Como
buen español y nacido en el norte me gusta la buena comida. La de
toda la vida, cocinada al estilo de nuestras madres y con las mejores
materias primas. Entre la gente de mi generación, de mi ciudad y de
mi ambiente más cercano, cuento con amigos y familiares que se
subieron al carro de la restauración en los años ochenta y hoy son
cocineros de primer nivel, probablemente poco conocidos a nivel
nacional, pero con sus pinitos locales y con la frescura que da el
buscar cada día el mejor producto para sorprender a sus clientes. No
tienen el protagonismo mediático que alcanzan mis vecinos de las
Vascongadas, pero se visten todos los días comenzando por los pies y
tienen dificultades para llegar a fin de mes. Exactamente lo mismo
que cualquiera de los ciudadanos de este país.
Claro
que no todos. Existe una casta privilegiada que le saca una pasta a
las televisiones, que ya no atienden sus negocios y se permiten
insultar a medio país vinculándolo a épocas pasadas, con un
sentido del humor vasto, zafio y con reminiscencias de otra época.
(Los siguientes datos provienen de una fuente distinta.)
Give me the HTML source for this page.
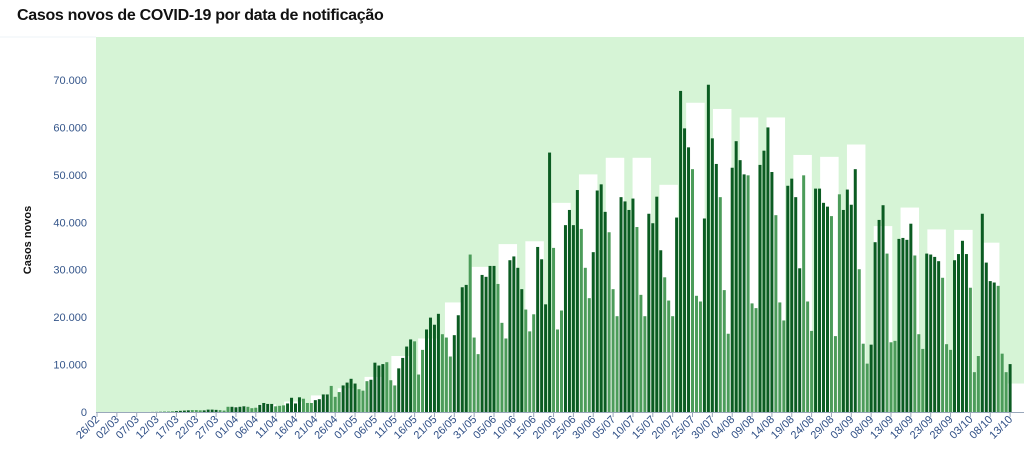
<!DOCTYPE html>
<html><head><meta charset="utf-8"><style>
html,body{margin:0;padding:0;background:#fff;width:1024px;height:455px;overflow:hidden;font-family:"Liberation Sans",sans-serif}
#title{position:absolute;left:17px;top:7px;font-size:16px;font-weight:bold;color:#111;letter-spacing:-0.3px}
svg{position:absolute;left:0;top:0}
</style></head><body>
<div id="title">Casos novos de COVID-19 por data de notificação</div>
<svg id="chart" width="1024" height="455"></svg>
<script>
const dailyCases = [0,0,0,0,0,0,0,0,0,0,0,0,0,0,0.02,0.03,0.05,0.1,0.1,0.15,0.2,0.25,0.3,0.35,0.4,0.4,0.35,0.35,0.5,0.5,0.45,0.4,0.3,1.1,1.1,1.0,1.1,1.2,1.1,0.8,0.9,1.5,1.9,1.7,1.7,1.2,1.3,1.4,1.8,3.0,1.8,3.1,2.8,1.9,1.9,2.5,2.7,3.7,3.7,
5.5,3.2,4.2,5.6,6.2,7.0,6.0,4.8,4.5,6.5,6.8,10.4,9.8,10.1,10.5,6.7,5.6,9.2,11.4,13.8,15.3,14.9,7.9,13.1,17.4,19.9,18.4,20.7,16.4,15.7,11.7,16.2,20.4,26.3,26.8,33.2,15.7,12.2,
28.9,28.5,30.8,30.8,27.0,18.8,15.5,32.0,32.8,30.4,25.9,21.6,17.0,20.6,34.8,32.2,22.7,54.7,34.6,17.4,21.4,39.4,42.6,39.4,46.8,38.6,30.4,24.0,33.7,46.7,48.0,42.2,37.9,25.9,
20.2,45.3,44.4,42.6,45.0,39.0,24.7,20.2,41.8,39.8,45.4,34.1,28.4,23.5,20.2,41.0,67.7,59.8,55.8,51.2,24.5,23.3,40.8,69.0,57.7,52.3,45.3,25.7,16.5,51.5,57.1,53.1,50.1,49.9,22.9,21.9,52.1,
55.1,60.0,50.6,41.5,23.1,19.3,47.7,49.2,45.3,30.3,49.9,23.3,17.1,47.1,47.1,44.1,43.3,41.3,16.0,45.9,42.6,46.9,43.7,51.2,30.1,14.4,10.2,14.2,35.8,40.5,43.6,33.4,
14.7,15.0,36.5,36.7,36.3,39.7,33.0,16.4,13.3,33.4,33.2,32.7,31.8,28.3,14.3,13.1,32.0,33.3,36.1,33.3,26.2,8.4,11.8,41.8,31.5,27.6,27.3,26.6,12.3,8.4,10.1];
const weeklyValues = [0,0,0.05,0.2,0.4,1.1,1.6,2.2,3.5,5.0,7.4,11.8,15.5,23.1,30.6,35.4,36.0,44.1,50.1,53.6,53.6,47.9,65.2,63.9,62.1,62.1,54.2,53.8,56.4,39.2,43.1,38.5,38.4,35.7,6.0];
const yTicks = [0,10,20,30,40,50,60,70];
const yTickLabels = ["0","10.000","20.000","30.000","40.000","50.000","60.000","70.000"];
const xLabels = ["26/02","02/03","07/03","12/03","17/03","22/03","27/03","01/04","06/04","11/04","16/04","21/04","26/04","01/05","06/05","11/05","16/05","21/05","26/05","31/05","05/06","10/06","15/06","20/06","25/06","30/06","05/07","10/07","15/07","20/07","25/07","30/07","04/08","09/08","14/08","19/08","24/08","29/08","03/09","08/09","13/09","18/09","23/09","28/09","03/10","08/10","13/10"];

const NS="http://www.w3.org/2000/svg";
const svg=document.getElementById('chart');
function mk(t,a,parent){const e=document.createElementNS(NS,t);for(const k in a)e.setAttribute(k,a[k]);(parent||svg).appendChild(e);return e;}
const y0=412, yTop=80;
function yScale(v){return y0-v*(y0-yTop)/70;}
function xDay(i){return 97+i*3.97;}
function xWeek(k){return 105.8+k*26.8;}

const bg=mk('rect',{x:96,y:37,width:928,height:375,fill:'#d6f4d6'});


const topLine=mk('line',{x1:0,y1:37,x2:96,y2:37,stroke:'#eef3f7','stroke-width':1});



weeklyValues.forEach((v,k)=>{
  const cx=xWeek(k);
  const r=mk('rect',{x:cx-9.25,y:yScale(v),width:18.5,height:y0-yScale(v),fill:'#ffffff'});
  
  
});

dailyCases.forEach((v,i)=>{
  const dow=(i+3)%7;
  const light=(dow===6||dow===0||dow===1);
  const r=mk('rect',{x:xDay(i)-1.5,y:yScale(v),width:3,height:Math.max(0,y0-yScale(v)),fill:light?'#4c9c5a':'#0b5c22'});
  
  
});

const axis=mk('line',{x1:96,y1:412.5,x2:1024,y2:412.5,stroke:'#9aa8bb','stroke-width':1});



yTicks.forEach((t,j)=>{
  const tx=mk('text',{x:87,y:yScale(t)+4,'text-anchor':'end','font-size':'11',fill:'#34558a','font-family':'Liberation Sans, sans-serif'});
  tx.textContent=yTickLabels[j];
  
  
});

xLabels.forEach((l,j)=>{
  const x=xDay(j*5);
  const tk=mk('line',{x1:x,y1:412,x2:x,y2:417,stroke:'#9aa8bb','stroke-width':1});
  
  
  const tx=mk('text',{x:x+3,y:420,'text-anchor':'end','font-size':'11',fill:'#2f4f86','font-family':'Liberation Sans, sans-serif',transform:'rotate(-45 '+(x+3)+' 420)'});
  tx.textContent=l;
  
  
});

const yt=mk('text',{x:31,y:240,'text-anchor':'middle','font-size':'11','font-weight':'bold',fill:'#111','font-family':'Liberation Sans, sans-serif',transform:'rotate(-90 31 240)'});
yt.textContent='Casos novos';


</script>
</body></html>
Me refiero, ya adivinarán ustedes, al valiente Arguiñano que
anteayer, en un programa de difusión nacional y en horario de máxima
audiencia, vinculó a la mayor parte de los aficionados al fútbol de
este país con el régimen franquista. Él, precisamente él,
valiente donde los haya, que durante años ha estado financiando con
sus negocios actividades cuanto menos dudosas según los jueces. Es
posible que su sueño fuera jugar en Bilbao la final de otra Copa: la
del Gudari, por ejemplo. Lo lamentable es que, en un desconocimiento
absoluto de la historia y de la vinculación del Atleti con la copa
que critica, no he oído hasta ahora la menor réplica a sus
payasadas. Es más, lo único que he visto es como se le reían las
gracias en un ejercicio de olvido absoluto de su trayectoria. Rico,
rico, él y sólo él. Hasta el punto de compartir su riqueza con
quienes han teñido de sangre este país los últimos cincuenta años.